> _DATA BLOCK_:
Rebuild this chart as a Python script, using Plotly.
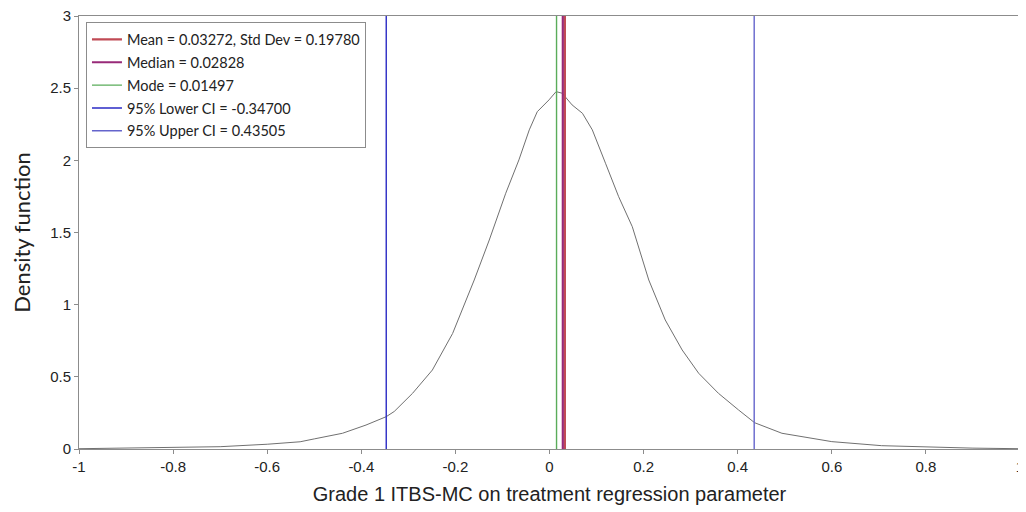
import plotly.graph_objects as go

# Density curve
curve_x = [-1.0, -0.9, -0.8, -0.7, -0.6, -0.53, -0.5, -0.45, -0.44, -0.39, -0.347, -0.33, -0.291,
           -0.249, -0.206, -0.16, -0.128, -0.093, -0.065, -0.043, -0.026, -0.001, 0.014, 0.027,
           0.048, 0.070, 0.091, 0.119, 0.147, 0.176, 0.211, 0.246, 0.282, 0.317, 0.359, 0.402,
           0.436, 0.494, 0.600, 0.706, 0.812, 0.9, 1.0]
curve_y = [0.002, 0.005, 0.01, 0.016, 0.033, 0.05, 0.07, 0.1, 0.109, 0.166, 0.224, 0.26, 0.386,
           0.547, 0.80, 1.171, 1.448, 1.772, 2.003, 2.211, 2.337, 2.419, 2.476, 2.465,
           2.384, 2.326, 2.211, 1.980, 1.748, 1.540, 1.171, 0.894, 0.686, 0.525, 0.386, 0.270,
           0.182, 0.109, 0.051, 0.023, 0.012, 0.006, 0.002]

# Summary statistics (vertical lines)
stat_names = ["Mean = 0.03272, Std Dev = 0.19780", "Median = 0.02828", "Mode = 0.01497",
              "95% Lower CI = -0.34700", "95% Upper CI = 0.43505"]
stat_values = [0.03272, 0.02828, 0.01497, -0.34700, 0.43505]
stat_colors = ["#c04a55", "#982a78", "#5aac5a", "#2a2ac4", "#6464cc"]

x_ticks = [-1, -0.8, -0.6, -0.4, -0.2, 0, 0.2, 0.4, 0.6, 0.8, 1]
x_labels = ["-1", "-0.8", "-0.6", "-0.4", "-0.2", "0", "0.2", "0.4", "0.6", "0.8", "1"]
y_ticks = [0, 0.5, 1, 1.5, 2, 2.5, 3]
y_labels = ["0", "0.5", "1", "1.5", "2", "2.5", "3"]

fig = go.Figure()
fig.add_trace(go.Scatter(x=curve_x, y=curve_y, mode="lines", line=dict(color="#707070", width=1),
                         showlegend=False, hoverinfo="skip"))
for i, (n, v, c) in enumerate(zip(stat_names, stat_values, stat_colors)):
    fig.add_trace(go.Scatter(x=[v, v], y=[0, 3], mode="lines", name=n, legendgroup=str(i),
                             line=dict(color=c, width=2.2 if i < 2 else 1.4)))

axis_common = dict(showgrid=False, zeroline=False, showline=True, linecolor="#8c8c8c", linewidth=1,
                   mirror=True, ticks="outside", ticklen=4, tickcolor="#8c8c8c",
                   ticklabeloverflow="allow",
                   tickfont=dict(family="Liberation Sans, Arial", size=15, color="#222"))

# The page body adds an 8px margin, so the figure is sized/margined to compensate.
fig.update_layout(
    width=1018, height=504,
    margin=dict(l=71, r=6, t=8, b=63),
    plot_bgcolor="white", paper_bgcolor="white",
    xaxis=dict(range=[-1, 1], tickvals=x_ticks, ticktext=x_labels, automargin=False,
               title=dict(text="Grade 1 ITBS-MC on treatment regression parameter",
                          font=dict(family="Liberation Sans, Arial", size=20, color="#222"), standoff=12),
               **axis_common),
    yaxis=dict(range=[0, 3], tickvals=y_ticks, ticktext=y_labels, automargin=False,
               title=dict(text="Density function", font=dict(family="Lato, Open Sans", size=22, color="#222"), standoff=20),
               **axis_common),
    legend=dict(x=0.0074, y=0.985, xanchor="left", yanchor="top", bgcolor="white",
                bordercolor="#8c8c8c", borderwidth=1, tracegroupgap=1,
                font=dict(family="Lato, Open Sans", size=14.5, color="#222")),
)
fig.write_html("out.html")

> _DIRECTIONS FOR THIS TASK_: Go through the listing above and quote it exactly, apart from its images.

> _FINISHED ANSWER_:
Rebuild this chart as a Python script, using Plotly.
import plotly.graph_objects as go

# Density curve
curve_x = [-1.0, -0.9, -0.8, -0.7, -0.6, -0.53, -0.5, -0.45, -0.44, -0.39, -0.347, -0.33, -0.291,
           -0.249, -0.206, -0.16, -0.128, -0.093, -0.065, -0.043, -0.026, -0.001, 0.014, 0.027,
           0.048, 0.070, 0.091, 0.119, 0.147, 0.176, 0.211, 0.246, 0.282, 0.317, 0.359, 0.402,
           0.436, 0.494, 0.600, 0.706, 0.812, 0.9, 1.0]
curve_y = [0.002, 0.005, 0.01, 0.016, 0.033, 0.05, 0.07, 0.1, 0.109, 0.166, 0.224, 0.26, 0.386,
           0.547, 0.80, 1.171, 1.448, 1.772, 2.003, 2.211, 2.337, 2.419, 2.476, 2.465,
           2.384, 2.326, 2.211, 1.980, 1.748, 1.540, 1.171, 0.894, 0.686, 0.525, 0.386, 0.270,
           0.182, 0.109, 0.051, 0.023, 0.012, 0.006, 0.002]

# Summary statistics (vertical lines)
stat_names = ["Mean = 0.03272, Std Dev = 0.19780", "Median = 0.02828", "Mode = 0.01497",
              "95% Lower CI = -0.34700", "95% Upper CI = 0.43505"]
stat_values = [0.03272, 0.02828, 0.01497, -0.34700, 0.43505]
stat_colors = ["#c04a55", "#982a78", "#5aac5a", "#2a2ac4", "#6464cc"]

x_ticks = [-1, -0.8, -0.6, -0.4, -0.2, 0, 0.2, 0.4, 0.6, 0.8, 1]
x_labels = ["-1", "-0.8", "-0.6", "-0.4", "-0.2", "0", "0.2", "0.4", "0.6", "0.8", "1"]
y_ticks = [0, 0.5, 1, 1.5, 2, 2.5, 3]
y_labels = ["0", "0.5", "1", "1.5", "2", "2.5", "3"]

fig = go.Figure()
fig.add_trace(go.Scatter(x=curve_x, y=curve_y, mode="lines", line=dict(color="#707070", width=1),
                         showlegend=False, hoverinfo="skip"))
for i, (n, v, c) in enumerate(zip(stat_names, stat_values, stat_colors)):
    fig.add_trace(go.Scatter(x=[v, v], y=[0, 3], mode="lines", name=n, legendgroup=str(i),
                             line=dict(color=c, width=2.2 if i < 2 else 1.4)))

axis_common = dict(showgrid=False, zeroline=False, showline=True, linecolor="#8c8c8c", linewidth=1,
                   mirror=True, ticks="outside", ticklen=4, tickcolor="#8c8c8c",
                   ticklabeloverflow="allow",
                   tickfont=dict(family="Liberation Sans, Arial", size=15, color="#222"))

# The page body adds an 8px margin, so the figure is sized/margined to compensate.
fig.update_layout(
    width=1018, height=504,
    margin=dict(l=71, r=6, t=8, b=63),
    plot_bgcolor="white", paper_bgcolor="white",
    xaxis=dict(range=[-1, 1], tickvals=x_ticks, ticktext=x_labels, automargin=False,
               title=dict(text="Grade 1 ITBS-MC on treatment regression parameter",
                          font=dict(family="Liberation Sans, Arial", size=20, color="#222"), standoff=12),
               **axis_common),
    yaxis=dict(range=[0, 3], tickvals=y_ticks, ticktext=y_labels, automargin=False,
               title=dict(text="Density function", font=dict(family="Lato, Open Sans", size=22, color="#222"), standoff=20),
               **axis_common),
    legend=dict(x=0.0074, y=0.985, xanchor="left", yanchor="top", bgcolor="white",
                bordercolor="#8c8c8c", borderwidth=1, tracegroupgap=1,
                font=dict(family="Lato, Open Sans", size=14.5, color="#222")),
)
fig.write_html("out.html")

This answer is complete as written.